According to the article in the Lethbridge Herald on January 15, 1983 to the left, Seattle Breakers owner John Hamilton called the trade in acquiring the bus from Victoria, "It might have been the best deal I ever made." While being entirely disrespectful to Martin's abilities in his comments, those words from Hamilton may have been eclipsed in 1985 when the Breakers were sold to new owners and renamed as the Thunderbirds. Whatever his point was in making the off-the-cuff remark, the Breakers had been operating without a team bus for approximately one month after it died in Kelowna, so Hamilton dealt Martin's rights to Victoria for a bus they simply couldn't afford to bring home.
"It was a natural," Hamilton told the newspaper. "Our old bus blew its engine on a road trip to Kelowna last month. Victoria had a bus they couldn't use and we had a player we couldn't use. Bingo."

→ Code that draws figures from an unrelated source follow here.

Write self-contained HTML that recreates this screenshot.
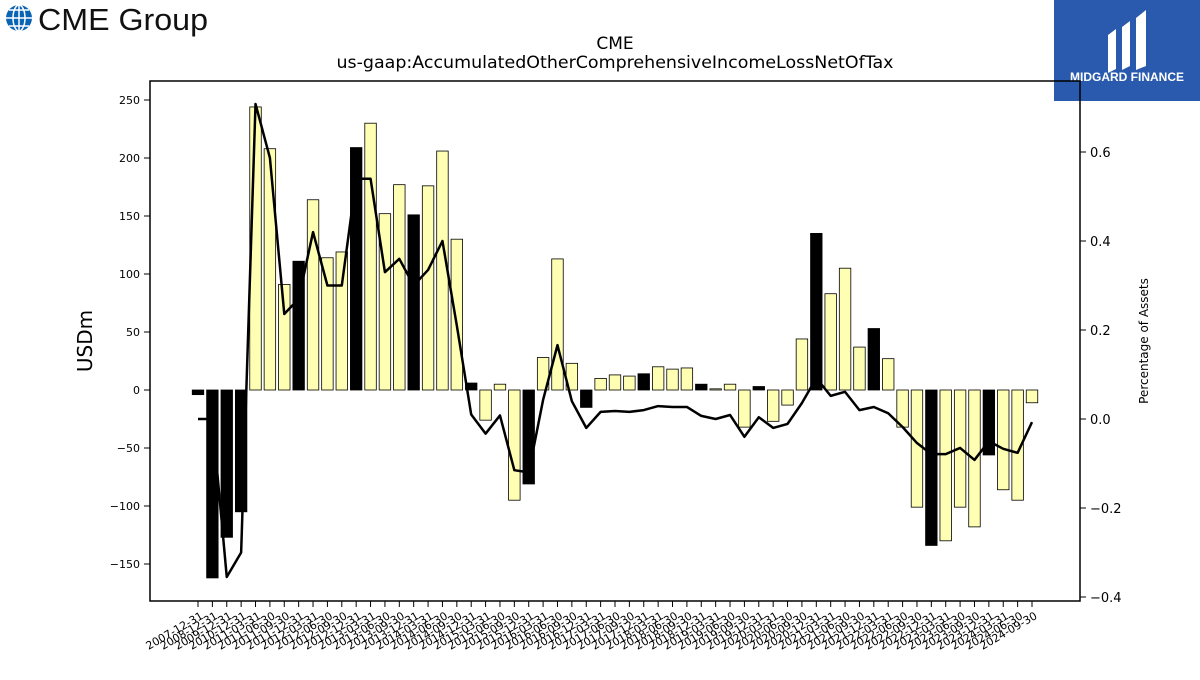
<!DOCTYPE html>
<html><head><meta charset="utf-8"><style>
body{margin:0;background:#fff;font-family:"Liberation Sans","DejaVu Sans",sans-serif}
</style></head><body>
<svg width="1200" height="675" viewBox="0 0 1200 675" xmlns="http://www.w3.org/2000/svg" font-family="DejaVu Sans, Liberation Sans, sans-serif">
<g>
<circle cx="19" cy="18" r="13" fill="#0a64b4"/>
<path d="M6 18h26M19 5v26M9 10h20M9 26h20" stroke="#fff" stroke-width="1.5" fill="none"/>
<ellipse cx="19" cy="18" rx="6" ry="13" stroke="#fff" stroke-width="1.5" fill="none"/>
<text x="38" y="30" font-size="31" font-family="Liberation Sans, sans-serif" fill="#111" textLength="170" lengthAdjust="spacingAndGlyphs">CME Group</text>
</g>
<g>
<rect x="1054" y="0" width="146" height="101" fill="#2a5aad"/>
<path d="M1108 35l8-6v40l-8 4zM1122 27l8-6v45l-8 4zM1136 18l10-8v56l-10 4z" fill="#fff"/>
<text x="1127" y="81" text-anchor="middle" font-size="12" font-weight="bold" fill="#fff" font-family="Liberation Sans, sans-serif">MIDGARD FINANCE</text>
</g>
<text x="615" y="49" text-anchor="middle" font-size="17">CME</text>
<text x="615" y="68" text-anchor="middle" font-size="17" textLength="557" lengthAdjust="spacingAndGlyphs">us-gaap:AccumulatedOtherComprehensiveIncomeLossNetOfTax</text>
<g id="plot"></g>
<rect x="150" y="81" width="930" height="520" fill="none" stroke="#000" stroke-width="1.5"/>
<text transform="translate(92,341) rotate(-90)" text-anchor="middle" font-size="20">USDm</text>
<text transform="translate(1148,341) rotate(-90)" text-anchor="middle" font-size="12">Percentage of Assets</text>
</svg>
<script>
const categories=["2007-12-31","2008-12-31","2009-12-31","2010-12-31"];
for(let y=2011;y<=2024;y++){for(const q of ["03-31","06-30","09-30","12-31"]){if(y===2024&&q==="12-31")break;categories.push(y+"-"+q);}}
const values=[-4,-162,-127,-105,244,208,91,111,164,114,119,209,230,152,177,151,176,206,130,6,-26,5,-95,-81,28,113,23,-15,10,13,12,14,20,18,19,5,1,5,-32,3,-27,-13,44,135,83,105,37,53,27,-32,-101,-134,-130,-101,-118,-56,-86,-95,-11];
const pct=[0.0,0.0,-0.355,-0.30,0.708,0.587,0.236,0.27,0.42,0.30,0.30,0.54,0.54,0.33,0.36,0.30,0.335,0.40,0.21,0.01,-0.033,0.008,-0.115,-0.12,0.043,0.166,0.04,-0.02,0.016,0.018,0.016,0.02,0.029,0.027,0.027,0.007,0.0,0.009,-0.04,0.004,-0.02,-0.011,0.036,0.092,0.052,0.061,0.02,0.027,0.013,-0.018,-0.054,-0.079,-0.079,-0.065,-0.092,-0.05,-0.067,-0.076,-0.007];
const leftTicks=[-150,-100,-50,0,50,100,150,200,250];
const rightTicks=[-0.4,-0.2,0.0,0.2,0.4,0.6];
const NS="http://www.w3.org/2000/svg";
const g=document.getElementById('plot');
const x=i=>198+i*(1032-198)/(categories.length-1);
const yL=v=>390-v*(290/250);
const yR=v=>419-v*445;
function mk(t,a){const e=document.createElementNS(NS,t);for(const k in a)e.setAttribute(k,a[k]);g.appendChild(e);return e;}
const bw=11.5;
values.forEach((v,i)=>{
 const q4=categories[i].endsWith("12-31");
 const r=mk('rect',{x:x(i)-bw/2,y:Math.min(yL(v),yL(0)),width:bw,height:Math.abs(yL(v)-yL(0)),fill:q4?"#000":"#ffffb3",stroke:"#000","stroke-width":0.8});
 
 
 const tk=mk('line',{x1:x(i),x2:x(i),y1:601,y2:607,stroke:"#000"});
 
 
 const t=mk('text',{x:x(i)+6,y:618,"text-anchor":"end","font-size":11,transform:`rotate(-30 ${x(i)+6} 618)`});
 t.textContent=categories[i];
 
 
});
let d="";pct.forEach((p,i)=>{d+=(i?"L":"M")+x(i)+" "+yR(p);});
const ln=mk('path',{d:d,fill:"none",stroke:"#000","stroke-width":2.5,"stroke-linejoin":"round"});


leftTicks.forEach(v=>{
 const tk=mk('line',{x1:144,x2:150,y1:yL(v),y2:yL(v),stroke:"#000"});
 
 
 const t=mk('text',{x:140,y:yL(v)+4,"text-anchor":"end","font-size":11});
 t.textContent=v<0?"\u2212"+(-v):String(v);
 
 
});
rightTicks.forEach(v=>{
 const tk=mk('line',{x1:1080,x2:1086,y1:yR(v),y2:yR(v),stroke:"#000"});
 
 
 const t=mk('text',{x:1090,y:yR(v)+5,"font-size":13});
 t.textContent=(v<0?"\u2212":"")+Math.abs(v).toFixed(1);
 
 
});
</script>
</body></html>
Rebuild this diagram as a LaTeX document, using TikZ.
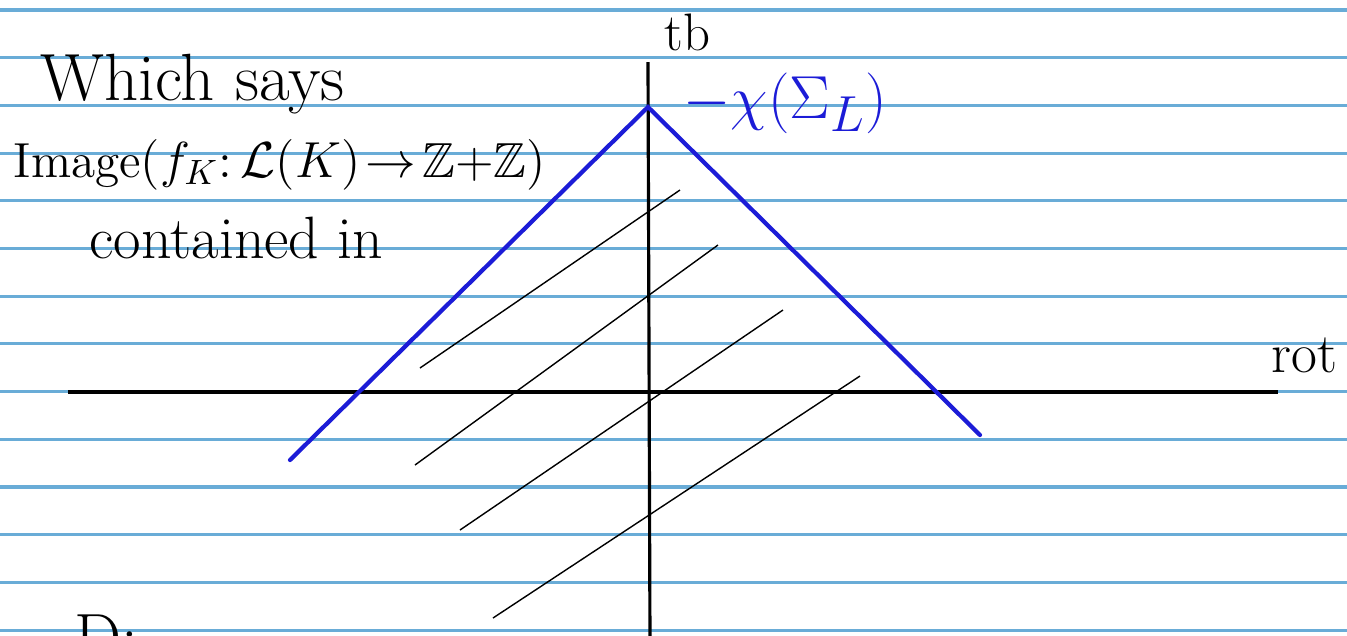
\documentclass[tikz,border=0pt]{standalone}
\usepackage{amssymb}
\usetikzlibrary{positioning}
\definecolor{ruleblue}{RGB}{105,172,215}
\definecolor{penblue}{RGB}{28,28,215}

\begin{document}
\begin{tikzpicture}[x=0.01cm, y=-0.01cm,
	rule/.style={ruleblue, line width=0.9pt},
	axis/.style={black, line width=0.9pt},
	cone/.style={penblue, line width=1.2pt, line cap=round},
	hatch/.style={black, line width=0.4pt},
	note/.style={inner sep=0pt, anchor=base west}]

	\useasboundingbox (0,0) rectangle (1347,635);
	\clip (0,0) rectangle (1347,635);
	\fill[white] (0,0) rectangle (1347,635);

	% Notebook rules
	\foreach \k in {0,...,13}
		\draw[rule] (0,{10+47.7*\k}) -- (1347,{10+47.7*\k});

	% Text on the left
	\node[note, font=\fontsize{19}{21}\selectfont] (says) at (40,100) {Which says};
	\node[note, font=\fontsize{14}{16}\selectfont] (image) at (13,177)
		{Image$(f_K{:}\,\mathcal{L}(K)\!\to\!\mathbb{Z}{+}\mathbb{Z})$};
	\node[note, font=\fontsize{17}{19}\selectfont] (contained) at (89,258) {contained in};
	\node[note, font=\fontsize{19}{21}\selectfont] (dnote) at (74,660) {D:};

	% Axes
	\coordinate (tbtop) at (648,62);
	\coordinate (tbbot) at (650,640);
	\coordinate (rotleft) at (68,392);
	\coordinate (rotright) at (1278,392);
	\draw[axis] (rotleft) -- (rotright);
	\draw[axis] (tbtop) -- (tbbot);
	\node[note, font=\fontsize{15}{17}\selectfont] (tb) at (664,50) {tb};
	\node[note, font=\fontsize{16}{18}\selectfont] (rot) at (1271,372) {rot};

	% Blue cone
	\coordinate (peak) at (648,107);
	\coordinate (coneleft) at (290,460);
	\coordinate (coneright) at (980,435);
	\draw[cone] (coneleft) -- (peak) -- (coneright);
	\node[penblue, anchor=west, inner sep=0pt, font=\fontsize{19}{21}\selectfont] (chi) at (683,103)
		{$-\chi(\Sigma_L)$};

	% Hatching
	\foreach \i/\sx/\sy/\ex/\ey in {1/420/368/680/190, 2/415/465/718/245,
		3/460/530/783/310, 4/493/618/860/376} {
		\coordinate (h\i s) at (\sx,\sy);
		\coordinate (h\i e) at (\ex,\ey);
		\draw[hatch] (h\i s) -- (h\i e);
	}
\end{tikzpicture}
\end{document}
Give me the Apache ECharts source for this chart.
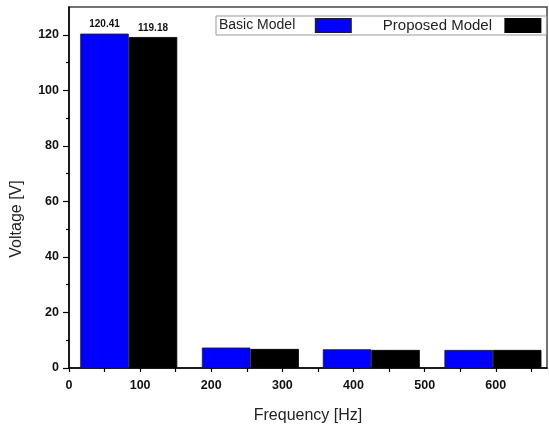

Despite Hamilton's comments, it seems that Martin is taking this trade in stride as people look back on it. When asked about the bus for whom he was traded, Martin told Weiner, "Well, it was used, but it was a fairly recently used. It was a fairly new bus."
"I know it had bunks on it and it was definitely a team oriented bus. In the Western Hockey League they travel a lot and they need a good bus. Maybe it had better wheels than I did."
I doubt the bus ever got a shot playing under the bright lights in NHL arenas, though, and Tom "Bussey" Martin should be remembered for that. His 12 goals, 11 assists, and 249 penalty minutes all were better than the miles counted by the bus in the WHL. Martin was also a first team AHL All-Star in 1988 with the Binghamton Whalers as well in a season where he scored 28 goals and 61 assists in 71 games, so it's pretty clear that his hockey skills were pretty solid!
The moral of this story? The next time you hear about GMs "kicking tires" on trades, remember Tom Martin. He is, to date, the only player in hockey history that I know of that has been traded to a team that literally was kicking tires on a bus they needed.